↓

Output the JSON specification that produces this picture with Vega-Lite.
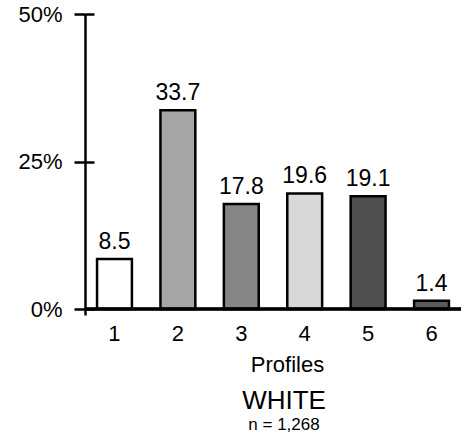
{
  "$schema": "https://vega.github.io/schema/vega-lite/v6.json",
  "autosize": "none",
  "width": 376,
  "height": 301,
  "padding": {"left": 85, "top": 14, "right": 3, "bottom": 123},
  "background": "white",
  "config": {
    "view": {"stroke": null},
    "font": "Liberation Sans",
    "axis": {"labelFont": "Liberation Sans", "titleFont": "Liberation Sans", "labelColor": "black", "titleColor": "black"}
  },
  "title": {
    "text": "WHITE",
    "subtitle": "n = 1,268",
    "orient": "bottom",
    "anchor": "middle",
    "dx": 11,
    "offset": 13,
    "font": "Liberation Sans",
    "fontSize": 26,
    "fontWeight": "normal",
    "color": "black",
    "subtitleFont": "Liberation Sans",
    "subtitleFontSize": 17,
    "subtitleColor": "black",
    "subtitlePadding": 3
  },
  "data": {
    "values": [
      {"profile": "1", "percent": 8.5},
      {"profile": "2", "percent": 33.7},
      {"profile": "3", "percent": 17.8},
      {"profile": "4", "percent": 19.6},
      {"profile": "5", "percent": 19.1},
      {"profile": "6", "percent": 1.4}
    ]
  },
  "layer": [
    {
      "mark": {"type": "bar", "stroke": "black", "strokeWidth": 2.5},
      "encoding": {
        "x": {
          "field": "profile",
          "type": "ordinal",
          "scale": {"paddingInner": 0.45, "paddingOuter": 0.19},
          "axis": {
            "labelAngle": 0,
            "labelFontSize": 22,
            "labelPadding": 8,
            "domain": false,
            "ticks": false,
            "title": "Profiles",
            "titleFontSize": 22,
            "titleFontWeight": "normal",
            "titlePadding": 10,
            "titleX": 202
          }
        },
        "y": {
          "field": "percent",
          "type": "quantitative",
          "scale": {"domain": [-1, 50], "nice": false, "zero": false},
          "axis": {
            "values": [0, 25, 50],
            "labelExpr": "datum.value + '%'",
            "labelFontSize": 22,
            "labelPadding": 12,
            "tickSize": 11,
            "tickWidth": 2.5,
            "tickColor": "black",
            "domainWidth": 2.5,
            "domainColor": "black",
            "grid": true,
            "gridColor": "black",
            "gridWidth": 2.5,
            "gridOpacity": 1,
            "gridDash": [9, 2000],
            "title": null
          }
        },
        "fill": {
          "field": "profile",
          "type": "nominal",
          "scale": {"range": ["#ffffff", "#a6a6a6", "#858585", "#d8d8d8", "#505050", "#5a5a5a"]},
          "legend": null
        }
      }
    },
    {
      "mark": {"type": "rule", "stroke": "black", "strokeWidth": 2.5},
      "encoding": {
        "y": {"datum": 0, "type": "quantitative"}
      }
    },
    {
      "mark": {"type": "text", "baseline": "alphabetic", "dy": -10, "fontSize": 23, "font": "Liberation Sans", "color": "black"},
      "encoding": {
        "x": {"field": "profile", "type": "ordinal"},
        "y": {"field": "percent", "type": "quantitative"},
        "text": {"field": "percent", "type": "quantitative", "format": ".1f"}
      }
    }
  ]
}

↑

Exercise directions:
Set down the material above as is, without any pictures.

Exercise output:
Output the JSON specification that produces this picture with Vega-Lite.
{
  "$schema": "https://vega.github.io/schema/vega-lite/v6.json",
  "autosize": "none",
  "width": 376,
  "height": 301,
  "padding": {"left": 85, "top": 14, "right": 3, "bottom": 123},
  "background": "white",
  "config": {
    "view": {"stroke": null},
    "font": "Liberation Sans",
    "axis": {"labelFont": "Liberation Sans", "titleFont": "Liberation Sans", "labelColor": "black", "titleColor": "black"}
  },
  "title": {
    "text": "WHITE",
    "subtitle": "n = 1,268",
    "orient": "bottom",
    "anchor": "middle",
    "dx": 11,
    "offset": 13,
    "font": "Liberation Sans",
    "fontSize": 26,
    "fontWeight": "normal",
    "color": "black",
    "subtitleFont": "Liberation Sans",
    "subtitleFontSize": 17,
    "subtitleColor": "black",
    "subtitlePadding": 3
  },
  "data": {
    "values": [
      {"profile": "1", "percent": 8.5},
      {"profile": "2", "percent": 33.7},
      {"profile": "3", "percent": 17.8},
      {"profile": "4", "percent": 19.6},
      {"profile": "5", "percent": 19.1},
      {"profile": "6", "percent": 1.4}
    ]
  },
  "layer": [
    {
      "mark": {"type": "bar", "stroke": "black", "strokeWidth": 2.5},
      "encoding": {
        "x": {
          "field": "profile",
          "type": "ordinal",
          "scale": {"paddingInner": 0.45, "paddingOuter": 0.19},
          "axis": {
            "labelAngle": 0,
            "labelFontSize": 22,
            "labelPadding": 8,
            "domain": false,
            "ticks": false,
            "title": "Profiles",
            "titleFontSize": 22,
            "titleFontWeight": "normal",
            "titlePadding": 10,
            "titleX": 202
          }
        },
        "y": {
          "field": "percent",
          "type": "quantitative",
          "scale": {"domain": [-1, 50], "nice": false, "zero": false},
          "axis": {
            "values": [0, 25, 50],
            "labelExpr": "datum.value + '%'",
            "labelFontSize": 22,
            "labelPadding": 12,
            "tickSize": 11,
            "tickWidth": 2.5,
            "tickColor": "black",
            "domainWidth": 2.5,
            "domainColor": "black",
            "grid": true,
            "gridColor": "black",
            "gridWidth": 2.5,
            "gridOpacity": 1,
            "gridDash": [9, 2000],
            "title": null
          }
        },
        "fill": {
          "field": "profile",
          "type": "nominal",
          "scale": {"range": ["#ffffff", "#a6a6a6", "#858585", "#d8d8d8", "#505050", "#5a5a5a"]},
          "legend": null
        }
      }
    },
    {
      "mark": {"type": "rule", "stroke": "black", "strokeWidth": 2.5},
      "encoding": {
        "y": {"datum": 0, "type": "quantitative"}
      }
    },
    {
      "mark": {"type": "text", "baseline": "alphabetic", "dy": -10, "fontSize": 23, "font": "Liberation Sans", "color": "black"},
      "encoding": {
        "x": {"field": "profile", "type": "ordinal"},
        "y": {"field": "percent", "type": "quantitative"},
        "text": {"field": "percent", "type": "quantitative", "format": ".1f"}
      }
    }
  ]
}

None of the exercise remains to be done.